Interpretive Summary: In the soil, smaller particles, i.e., clays and silts, tend to cluster together and form soil aggregates which are the primary sources for water holding and nutrient retention. Therefore, the stability of soil aggregates has been recognized as the primary factor in determining the quality of a soil. In this research, we measured the aggregate stability of three different aggregate sizes from four different soils, ranging in texture from loamy to clays. We also studied the changes in aggregate stability after adding polyacrylamide (PAM), a commonly-used soil stabilizer. In general, aggregate stability increases as the clay content is increased. We also found that PAM improved the stability in large aggregates, but totally ineffective in smaller aggregates. In other words, how well a soil will respond to PAM treatment depends on its aggregate size distribution. Therefore, in planning a soil improvement project, it is important to know the soil properties, such as its texture and aggregate stability, to have an effective treatment scheme.
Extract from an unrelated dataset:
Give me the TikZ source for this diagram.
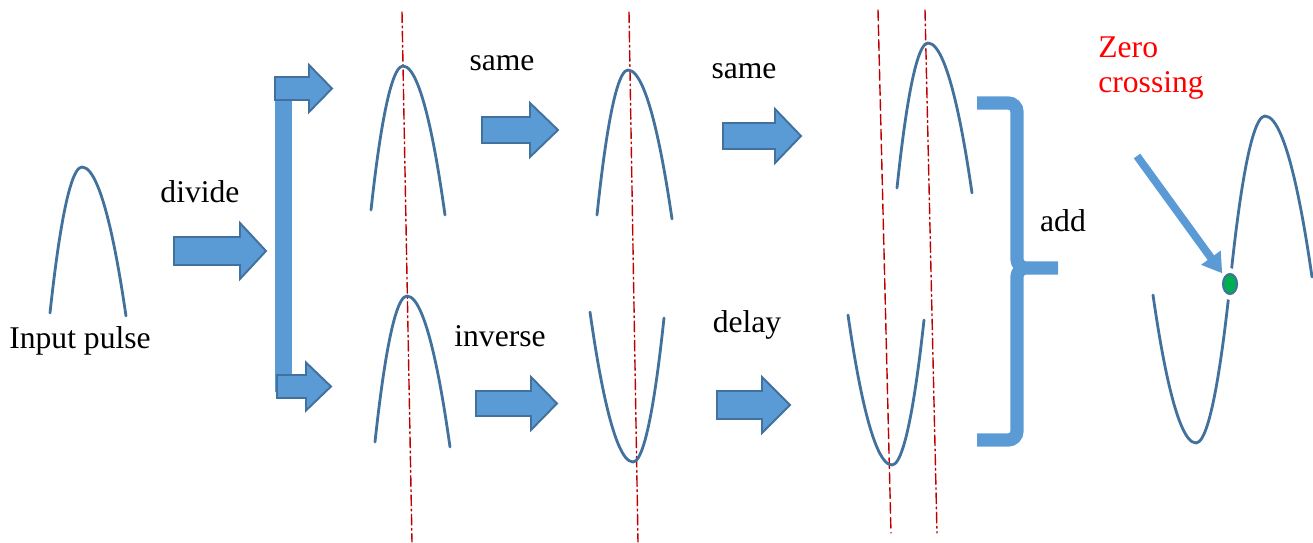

Technical Abstract: Understanding the effects of soil intrinsic properties and extrinsic conditions on aggregate stability is essential for the development of effective soil and water conservation practices. Our objective was to evaluate the combined role of soil texture, aggregate size and application of a stabilizing agent on aggregate and structure stability indices (composite structure index [SI], the a and n parameters of the VG model and the S-index) by employing the high energy (0–5·0 J kg_1) moisture characteristic (HEMC) method. We used aggregates of three sizes (0·25–0·5, 0·5–1·0 and 1·0–2·0mm) from four semi-arid soils treated with polyacrylamide (PAM). An increase in SI was associated with the increase in clay content, aggregate size and PAM application. The value of a increased with the increase in aggregate size and with PAM application but was not affected by soil texture. For each aggregate size, a unique exponential type relationship existed between SI and a. The value of n and the S-index tended, generally, to decrease with the increase in PAM application; however, an increase in aggregate size had an inconsistent effect on these two indices. The relationship between SI and n or the S-index could not be generalized. Our results suggest that (i) the effects of PAM on aggregate stability are not trivial, and its application as a soil conservation tool should consider field soil condition, and (ii) a, n and S-index cannot replace the SI as a solid measure for aggregate stability and soil structure firmness when assessing soil conservation practices.